In terms of religious establishments, there are four churches in Beit Sahour: the Greek Orthodox Church, the Greek Catholic Church, the Latin Patriarch Church, and the Evangelical Lutheran Church, and two mosques: ‘Omar Ben Al Khattab Mosque, and Harasa Mosque.
As for the archaeological sites, Beit Sahour city is full of significant historical and biblical sites. Ruins from Roman, Byzantine, Islamic and Crusader times can be found throughout the area. In addition, there are many sites of special importance to the followers of the three monotheistic religions, to whom this land is sacred, including:
Bir as-Sayidah - The Well of Mary:
One of the deepest and most important wells that is located in the center of city. Jacob the son of Isaac (who was the son of Abraham) is believed to have dug this well. It is said that Virgin Mary, while traveling to Egypt, passed by it and since she was thirsty, she asked a woman if she would draw water for her. However, the woman refused and the water in the well miraculously overflowed by itself. This cistern is famous for the scene of many miracles, in addition to the site of a visitation by the Virgin Mary.
The Orthodox Shepherds’ Field:
Beit Sahour is located in a small valley filled with olive trees, some of which date back to 2,000 years ago, is a subterranean church dedicated to the Mother of God.

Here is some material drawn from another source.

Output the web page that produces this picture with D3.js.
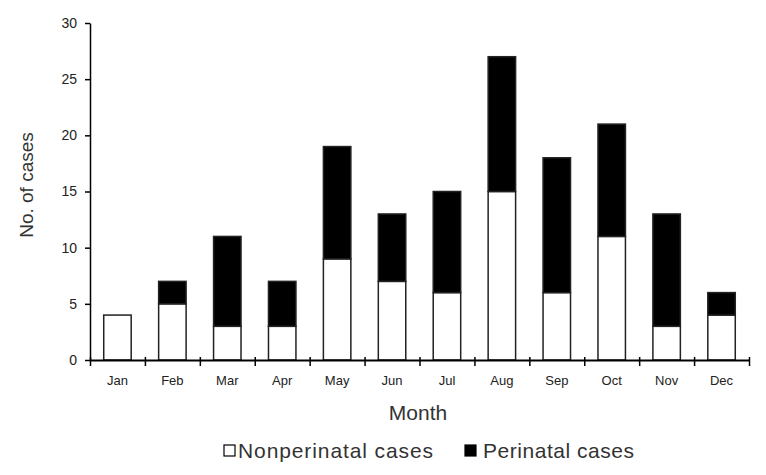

Local Christians call the site Der Er-Ra'wat, meaning the Convent of the Shepherds. The site is revered as the spot where an angel, surrounded by a supernatural light, appeared to the bewildered shepherds and spoke: "Glory to God in the Highest, and on Earth, Peace among Men." Three of the shepherds to whom the angel announced the birth of Christ were buried in the west side of the Cave Church; their tombs are still visible.
The Catholic Shepherds’ Field:
The Franciscan site (The Catholic Shepherd’s Field), known as Der Es-Siar, located 1km north-west of the Orthodox Shepherd Field. According to archaeological evidence in the field, an early church dating from the fifth century was enlarged in the sixth century and stones from the octagonal structure of the Basilica of the Nativity were used in the construction of its apse. The present sanctuary, erected in 1953-54, stands over a cave in which the shepherds are believed to have lived. It is built in the shape of a tent, permitting natural light to enter the church in beautiful rays.